When I think of death, I think of living people - people practicing rituals, people lost in memories, people thinking about their own death. That is to say, I can only think of death in terms of things I'm familiar with. I cannot conceive of death as something beyond anything I've experienced.
I don't know why I am writing this.
This is a story. No, this is a blog post that tells a story.
Health experts say that many of us have developed hunched figures from sitting at the computer all day reading blog posts. But I believe that I am different, that my hunched figure comes from carrying the burden of the world on my shoulders. But only the part of the world I'm familiar with: the area I grew up in, places I've lived or traveled through. Texas is not on my shoulders. I've never been to Texas. The place I live in is owned by someone who once lived in Texas. Because my mailing address is in Texas he believes we two have a connection, so he tells me stories about his time in Texas - though he is not very good at telling stories.
So this is a Texas blog post, because I am not very good at telling stories.
No, this is an autobiography - of what I experienced last week. When I saw that dead body in the street. It was a fresh dead body. The ambulance had just come screaming down the street. A paramedic kneeled over the body, first just looking at it. Blood streamed from the head, a pool of blood between the legs. The long black hair had somehow managed to arrange itself rather neatly. But most striking was that left leg - completely twisted inward, with the toes touching the right heel. Oddly, none of us in the small crowd of onlookers took a selfie.
Then the paramedic put his fingers near the nostrils and on the neck, apparently checking for breath and pulse.

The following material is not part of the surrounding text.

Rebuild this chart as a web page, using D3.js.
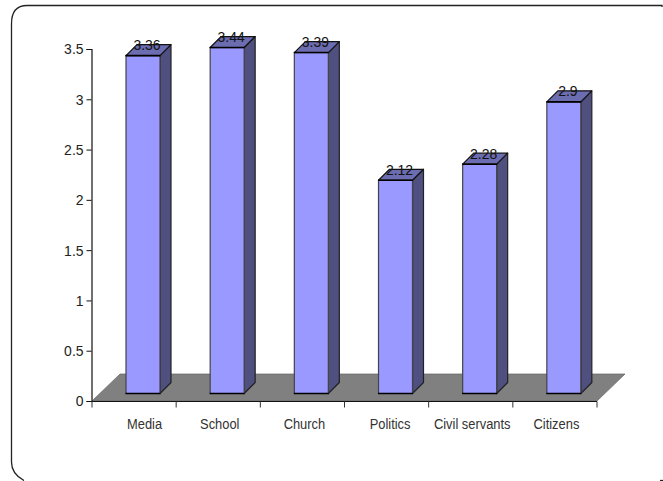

There was no sense of urgency, nothing to be done. Finally he pulled his head backward and looked above,
I'd never seen a freshly dead human body before, so I struggled to place this event within the catalog of The Things I've Experienced. Once, in an intimate moment, when feeling as close to another person as I have ever felt, that person told me she recalled seeing dead bodies lying on the street while walking to grade school in Vietnam.
Was this the body of the person who pushed me on this same street a few days ago? Talking loudly to herself, hunched over from the burden of her thoughts, she charged through pushing aside any pedestrian that randomly crossed into her world. It was the first time in years that anyone had broken through the wall of isolation around my body. In that intimate moment, I wondered: could her random walk be a way of breaking through her own wall of isolation? Is this the body that I briefly experienced intimately? I believe we two have a connection.
I searched the news for the story of this body, but found none. I only found that the street where her body lay is under redevelopment, business in the district will be revived, and it will have a new look in the future. Luxury condos will soon be available there, in the high-rise building where construction scaffolding fell off, killing two people on the street below.
I found that on a street in another area a person being treated for depression pulled out a gun, shot twice in the air, then fired a shot into his own head. I have been depressed, and I have traveled through that area.
I also found that on a street in a different area a person was riding a bike when a truck crashed into her and dragged her body under its wheels. I have been hit by cars while riding a bike on a street. But I have never traveled through that area. And being dragged under a truck's wheels is the last thing I want to experience. No, that's not true. Although it may indeed be the last thing I experience,
So I know nothing about the dead body, just as I know nothing about death. I don't know why I am writing this. It is just an experience.